Background: In a 2020 lawsuit supported by Brady against Armslist , an online marketplace for firearms transactions, the intent was to close down Armslist.com. The plaintiff, Richard Webber, lost his daughter in in the Asana spa massacre, where the killer purchased his firearm through Armslist. On November 9, 2021 Judge William C, Griesbach of the US District Court for the Eastern District of Wisconsin granted Armslist Motion to Dismiss. Webber then appealed to the US Court of Appeals for the Seventh Circuit.

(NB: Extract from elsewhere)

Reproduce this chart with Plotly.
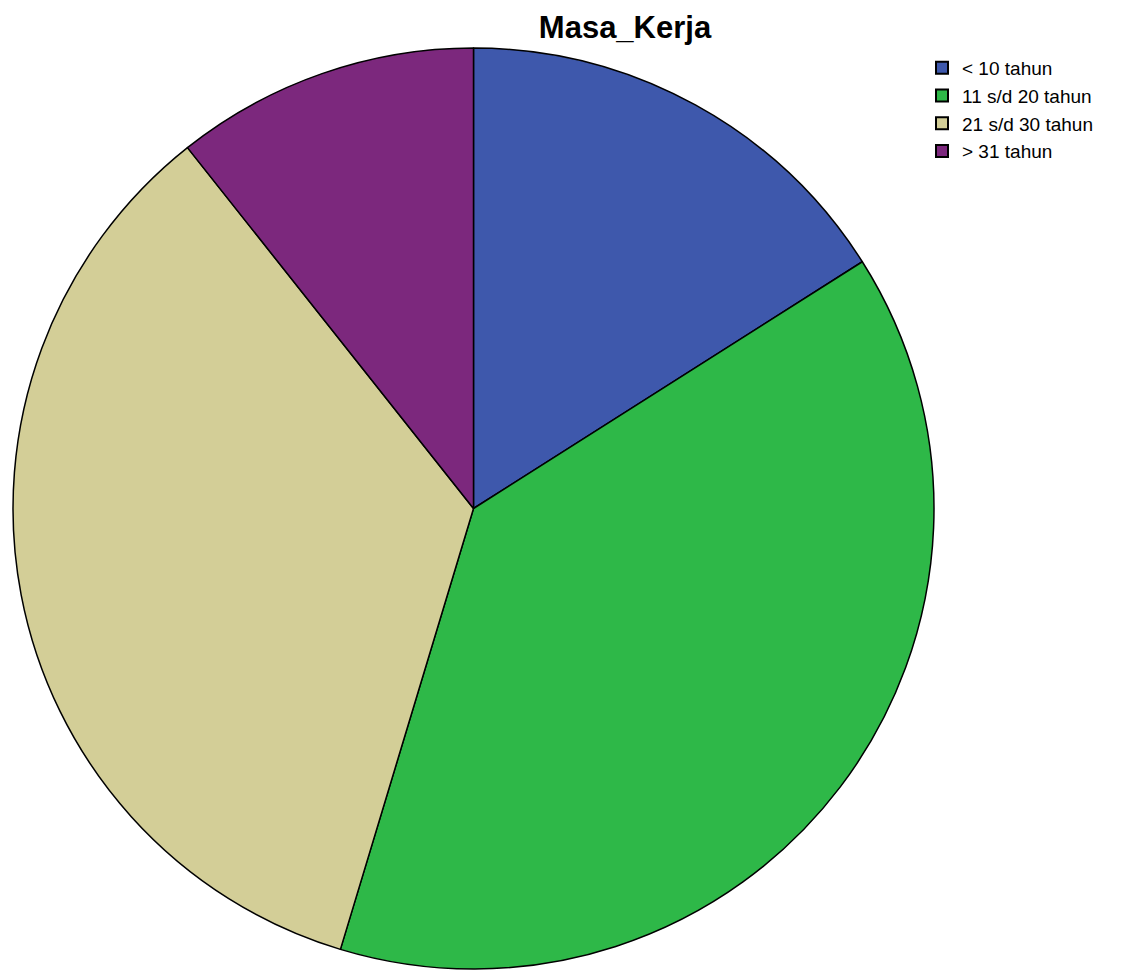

Second Amendment Law Center (2alc.com)
California Rifle and Pistol Association (CRPA) President Chuck Michel, who has been litigating against onerous gun laws for more than 20 years, sent an email that announced that CRPA has recently joined amicus campaigns coordinated by the Second Amendment Law Center (2ALC). In Update #25 we mentioned that 2ALC was coordinating amicus briefs in the Illinois 2A case Harrel v. Raoul. The CRPA email mentions that CRPA has recently joined two amicus campaigns. The first is in Delaware, Delaware State Sportsmen’s Association, Inc. v. Delaware Department of Safety and Homeland Security, where the District Court Judge denied the plaintiffs’ motion for an injunction and the case is now on appeal in the Third Circuit. The second case is in Hawaii: Wolford v. Lopez (see above). The anti-gun groups have been coordinating amicus briefs for several years in order to give the appearance that public opinion is on their side.